>>

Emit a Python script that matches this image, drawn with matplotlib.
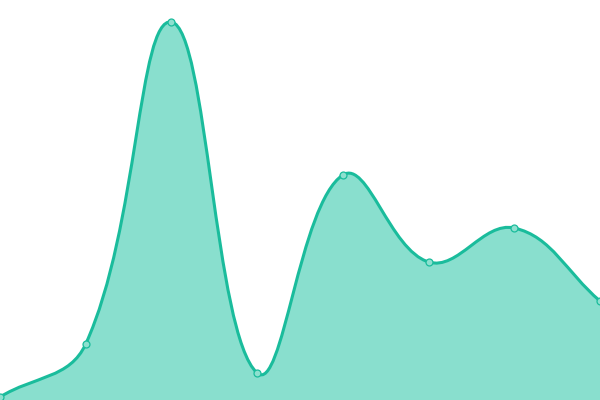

<<
>>

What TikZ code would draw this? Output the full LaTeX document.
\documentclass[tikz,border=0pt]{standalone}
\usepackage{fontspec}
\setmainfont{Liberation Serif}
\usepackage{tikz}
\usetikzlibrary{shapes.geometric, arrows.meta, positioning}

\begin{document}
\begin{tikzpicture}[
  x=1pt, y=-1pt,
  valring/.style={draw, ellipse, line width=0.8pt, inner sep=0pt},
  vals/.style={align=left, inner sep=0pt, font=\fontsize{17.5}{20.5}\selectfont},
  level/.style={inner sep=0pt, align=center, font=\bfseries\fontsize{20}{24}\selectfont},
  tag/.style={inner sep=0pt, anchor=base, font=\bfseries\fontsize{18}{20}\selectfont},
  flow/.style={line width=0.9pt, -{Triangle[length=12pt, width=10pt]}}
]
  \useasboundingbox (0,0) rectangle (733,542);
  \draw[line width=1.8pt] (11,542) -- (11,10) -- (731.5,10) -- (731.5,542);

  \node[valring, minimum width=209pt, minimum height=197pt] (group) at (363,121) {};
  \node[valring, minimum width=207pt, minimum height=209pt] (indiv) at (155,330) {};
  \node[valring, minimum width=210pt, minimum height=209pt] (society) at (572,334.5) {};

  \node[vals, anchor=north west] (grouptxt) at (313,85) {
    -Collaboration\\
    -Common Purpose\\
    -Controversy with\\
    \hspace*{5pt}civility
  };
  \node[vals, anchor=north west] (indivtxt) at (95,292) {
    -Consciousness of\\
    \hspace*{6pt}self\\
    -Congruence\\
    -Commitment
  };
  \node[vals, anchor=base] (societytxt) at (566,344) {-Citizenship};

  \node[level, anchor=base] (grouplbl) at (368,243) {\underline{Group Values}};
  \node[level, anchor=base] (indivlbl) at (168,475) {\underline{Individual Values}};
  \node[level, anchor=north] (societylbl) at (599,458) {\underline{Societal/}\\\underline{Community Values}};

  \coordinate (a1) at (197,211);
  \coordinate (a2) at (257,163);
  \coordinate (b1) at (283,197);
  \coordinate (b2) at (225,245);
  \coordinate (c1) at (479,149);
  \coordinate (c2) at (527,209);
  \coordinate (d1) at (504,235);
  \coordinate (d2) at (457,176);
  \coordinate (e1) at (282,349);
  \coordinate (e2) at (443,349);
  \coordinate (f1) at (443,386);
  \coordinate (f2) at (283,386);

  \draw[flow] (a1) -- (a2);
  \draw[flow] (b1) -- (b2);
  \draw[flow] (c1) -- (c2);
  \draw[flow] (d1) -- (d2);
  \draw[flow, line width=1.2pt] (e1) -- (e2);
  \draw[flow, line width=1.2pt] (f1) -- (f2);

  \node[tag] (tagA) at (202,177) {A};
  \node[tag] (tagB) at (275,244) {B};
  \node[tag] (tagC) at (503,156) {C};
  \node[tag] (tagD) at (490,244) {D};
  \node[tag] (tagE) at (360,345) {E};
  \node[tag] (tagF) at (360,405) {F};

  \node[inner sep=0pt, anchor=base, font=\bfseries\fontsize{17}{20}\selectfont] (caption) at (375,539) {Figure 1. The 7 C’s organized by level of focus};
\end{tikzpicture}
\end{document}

<<
>>

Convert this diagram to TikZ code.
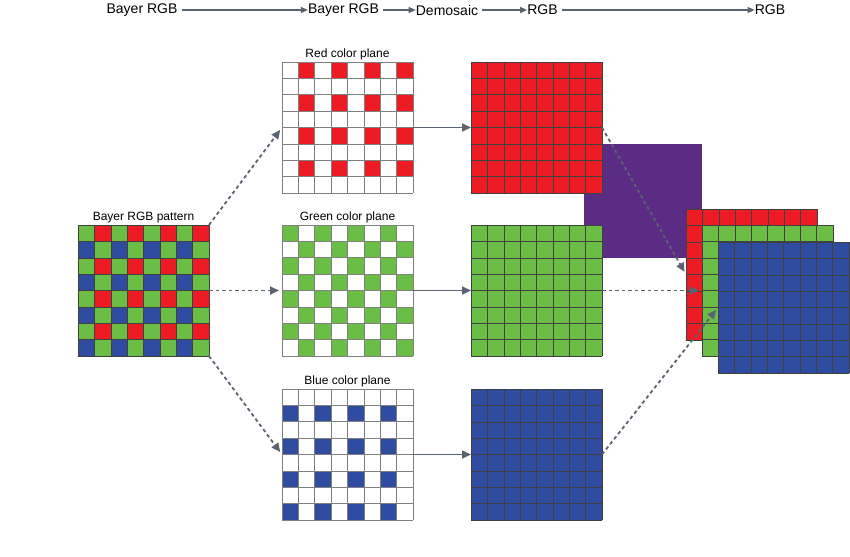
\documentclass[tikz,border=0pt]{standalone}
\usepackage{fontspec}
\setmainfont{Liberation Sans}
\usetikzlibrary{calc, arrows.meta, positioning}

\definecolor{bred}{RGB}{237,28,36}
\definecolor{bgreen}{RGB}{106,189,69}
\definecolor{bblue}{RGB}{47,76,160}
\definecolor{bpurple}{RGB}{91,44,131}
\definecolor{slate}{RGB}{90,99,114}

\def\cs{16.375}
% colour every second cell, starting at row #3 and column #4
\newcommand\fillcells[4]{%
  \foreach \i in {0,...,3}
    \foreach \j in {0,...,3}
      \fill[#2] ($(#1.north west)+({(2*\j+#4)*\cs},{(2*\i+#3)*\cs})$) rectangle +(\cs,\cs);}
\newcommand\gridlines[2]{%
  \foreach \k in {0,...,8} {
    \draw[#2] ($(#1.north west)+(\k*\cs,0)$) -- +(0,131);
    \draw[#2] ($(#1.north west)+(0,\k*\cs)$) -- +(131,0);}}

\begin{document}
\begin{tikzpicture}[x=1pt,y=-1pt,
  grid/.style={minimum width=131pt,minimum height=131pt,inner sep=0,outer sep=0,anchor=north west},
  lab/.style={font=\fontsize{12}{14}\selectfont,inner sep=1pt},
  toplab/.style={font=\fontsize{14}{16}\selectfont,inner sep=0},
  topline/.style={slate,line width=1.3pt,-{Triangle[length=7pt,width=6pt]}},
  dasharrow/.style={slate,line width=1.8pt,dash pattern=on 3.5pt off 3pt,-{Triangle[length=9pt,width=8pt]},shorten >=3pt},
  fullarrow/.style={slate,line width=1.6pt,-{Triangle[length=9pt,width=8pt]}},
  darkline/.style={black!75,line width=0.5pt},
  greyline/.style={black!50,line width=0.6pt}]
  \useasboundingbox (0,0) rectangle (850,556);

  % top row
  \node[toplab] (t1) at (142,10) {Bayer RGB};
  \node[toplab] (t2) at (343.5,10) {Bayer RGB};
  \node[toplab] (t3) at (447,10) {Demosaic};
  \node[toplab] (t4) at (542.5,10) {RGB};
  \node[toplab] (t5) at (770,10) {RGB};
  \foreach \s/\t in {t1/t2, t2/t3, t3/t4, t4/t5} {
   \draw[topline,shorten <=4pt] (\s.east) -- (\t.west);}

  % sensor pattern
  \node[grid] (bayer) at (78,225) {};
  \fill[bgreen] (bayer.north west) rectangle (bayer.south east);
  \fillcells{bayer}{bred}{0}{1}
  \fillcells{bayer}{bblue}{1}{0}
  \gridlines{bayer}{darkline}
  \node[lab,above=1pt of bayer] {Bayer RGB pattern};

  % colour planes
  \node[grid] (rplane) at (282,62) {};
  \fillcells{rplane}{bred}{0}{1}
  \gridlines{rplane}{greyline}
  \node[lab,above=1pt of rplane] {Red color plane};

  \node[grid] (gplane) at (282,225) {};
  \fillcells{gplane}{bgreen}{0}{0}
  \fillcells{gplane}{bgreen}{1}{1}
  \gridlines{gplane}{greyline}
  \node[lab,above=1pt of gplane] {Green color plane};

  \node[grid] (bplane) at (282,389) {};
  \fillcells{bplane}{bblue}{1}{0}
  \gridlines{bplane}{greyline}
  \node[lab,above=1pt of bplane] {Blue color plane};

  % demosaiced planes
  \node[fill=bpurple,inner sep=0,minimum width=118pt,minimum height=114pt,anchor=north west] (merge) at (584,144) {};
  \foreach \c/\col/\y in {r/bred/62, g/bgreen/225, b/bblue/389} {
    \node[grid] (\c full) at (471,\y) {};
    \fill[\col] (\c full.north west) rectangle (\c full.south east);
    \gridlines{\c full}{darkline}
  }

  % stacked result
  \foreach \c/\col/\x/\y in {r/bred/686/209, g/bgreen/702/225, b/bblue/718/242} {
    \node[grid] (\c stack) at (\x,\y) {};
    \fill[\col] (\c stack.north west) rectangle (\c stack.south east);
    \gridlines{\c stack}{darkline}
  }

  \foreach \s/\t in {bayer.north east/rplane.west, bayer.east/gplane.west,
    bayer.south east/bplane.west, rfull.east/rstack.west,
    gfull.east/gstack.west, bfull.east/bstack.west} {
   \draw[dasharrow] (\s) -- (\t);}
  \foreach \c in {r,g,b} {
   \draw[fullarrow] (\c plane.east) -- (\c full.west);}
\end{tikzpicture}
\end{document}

<<

In the listing above, find the line with "What TikZ code" and the line with "(731.5,10) -- (731.5,542);". Output those two lines and every line between them, exactly as written.

What TikZ code would draw this? Output the full LaTeX document.
\documentclass[tikz,border=0pt]{standalone}
\usepackage{fontspec}
\setmainfont{Liberation Serif}
\usepackage{tikz}
\usetikzlibrary{shapes.geometric, arrows.meta, positioning}

\begin{document}
\begin{tikzpicture}[
  x=1pt, y=-1pt,
  valring/.style={draw, ellipse, line width=0.8pt, inner sep=0pt},
  vals/.style={align=left, inner sep=0pt, font=\fontsize{17.5}{20.5}\selectfont},
  level/.style={inner sep=0pt, align=center, font=\bfseries\fontsize{20}{24}\selectfont},
  tag/.style={inner sep=0pt, anchor=base, font=\bfseries\fontsize{18}{20}\selectfont},
  flow/.style={line width=0.9pt, -{Triangle[length=12pt, width=10pt]}}
]
  \useasboundingbox (0,0) rectangle (733,542);
  \draw[line width=1.8pt] (11,542) -- (11,10) -- (731.5,10) -- (731.5,542);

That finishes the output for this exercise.